Do you identify with a particular tribe or people?
Wiradjuri and Dunghutti
Where did you grow up?
I grew up in the Hawkesbury on the outskirts of Sydney. After graduating high school in 2016 I was accepted into the Bachelor of Arts/Bachelor of Laws program at UNSW. Throughout my degree I have interned at the NSW Audit Office and Westpac, tutored at UNSW, and worked as a paralegal at G+T.
How did you get to your current job position? For how long have you had it?
I had heard about the cadetship program from a friend who was a few years above me. They recommended G+T and I applied during my second year. I have worked at the firm for nearing two years.
Did you face any obstacles as an indigenous student/graduate?
My life experiences as an Indigenous person living with an Indigenous family is primarily what inspired me to pursue a career in law. I wanted to be able to make a difference to my family and my community, especially in areas where Indigenous people are disproportionately affected.
This drive to benefit my community in future has always impacted my decisions concerning my career. When applying for jobs I would always research the firm or organisation to ensure they were doing social justice or public interest work. This is an essential factor for why I decided to work at G +T, as the firm has such a strong commitment to social justice and Pro Bono initiatives – especially those concerning indigenous communities.
How did you choose your specialisation?
I decided to study law before I had even started high school. I had witnessed the law in action and decided I wanted to enter the field. Legal studies in high school only cemented my passion as I learned the law considered areas much larger than the well-known criminal or corporate areas. As I learned more about the law, I learned more about my own personal legal interests and was able to better identify the areas of law that I wanted to make a difference.
What was your interview process like?
My first interview was with the Head of Corporate Social Responsibility and HR. My second interview was with two partners, including the head of Pro Bono. Both interviews were fairly informal and involved questions about my studies, work experience, why I wanted to pursue the cadetship and my longer-term career aspirations.

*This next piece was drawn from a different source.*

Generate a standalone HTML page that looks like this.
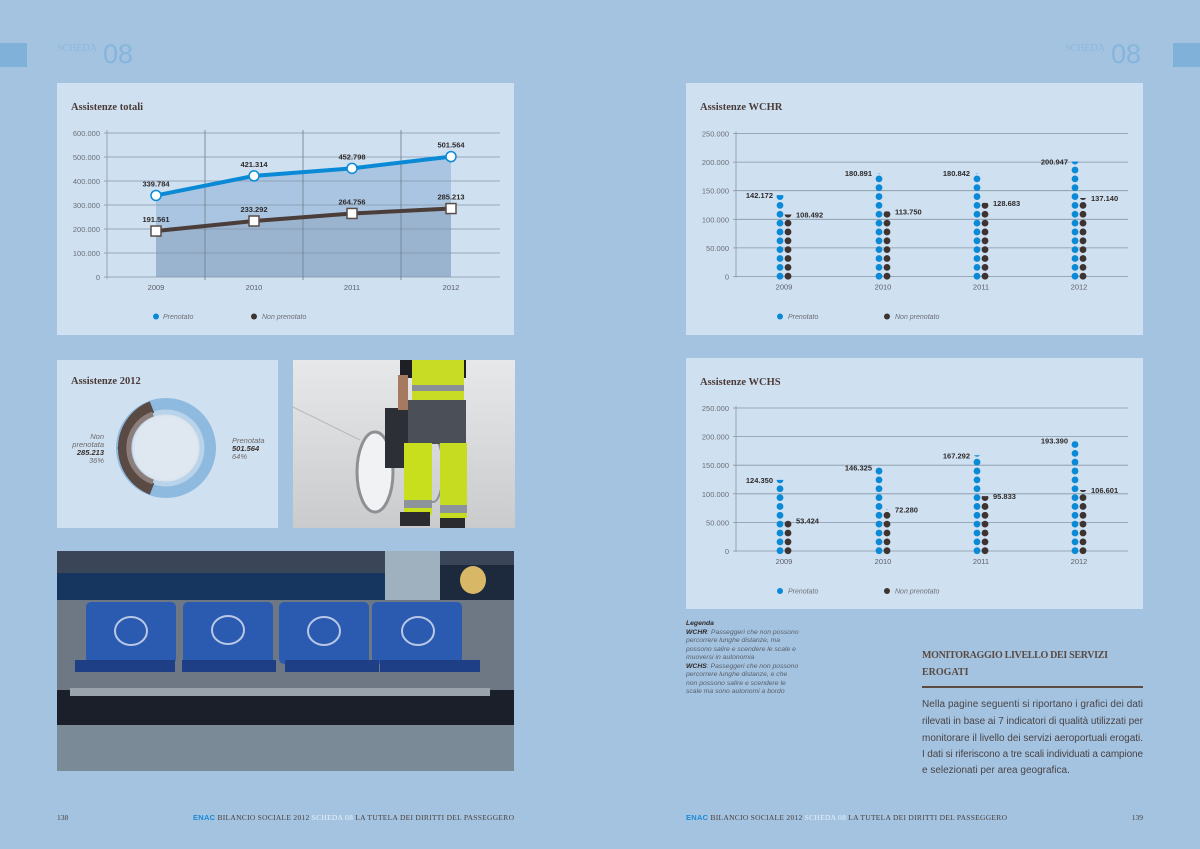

What are your areas of responsibility?
My work is to assist lawyers with tasks ranging anywhere from legal research to drafting or proofreading legal and non-legal documents. The work often changes day-to-day depending on the legal matter or the lawyer I am assisting.
Can you describe a typical work day?
A typical workday for me involves finishing any tasks that needed to be completed from the day before and letting the lawyers know I have capacity to work on any new tasks. This often involves starting legal research on a new legal matter or reviewing documents before they are sent out. The last thing that I worked on was an historical land title search for a property in the 1890s.
What are the career prospects with your job?
From working as a paralegal, I can gain a variety of legal and interpersonal skills and create connections within the firm for when I decide to apply for a graduate lawyer position.
What would your career be if you weren’t doing what you’re doing now?
As someone who has known they wanted to enter the legal field from a young age, I see myself being involved in the legal system in one way or another. If I was not doing what I am doing now, I do not know exactly what I would be doing – but it would be in a position where I could benefit my community in future.
What do you love the most about your job?
As a history and law student I really enjoy doing research on areas of law that I have not worked on before. I like learning about specific legal concerns and then solving the problem with the law. I love that I am not necessarily working on the same matter as the day before and that I am exposed to a variety of legal issues.
I love that I work in a fast-paced environment, as working to a deadline has meant I am able to work and read a lot faster. This has been very helpful with other areas of my life, as it has meant that I need to be organised, more efficient and hard working.
What’s the biggest limitation of your job?
There are times that working to a deadline has meant that I needed to work a few more hours than usual on some occasions. However, this has not happened very often as I am quite junior within the firm. Working in a team environment helps lessen any stress involved with tasks. I’ve found that a supportive team has been essential to my work within the firm.
Which three pieces of advice would you give to Indigenous students nearing graduation?
This advice is not necessarily related to graduating but some general life advice I’d give to fellow law students is that being perfect is not a requirement for success. Sure, good grades are somewhat necessary, but being a fully-rounded individual is much more important. Do what makes you happy and research where you would like to be.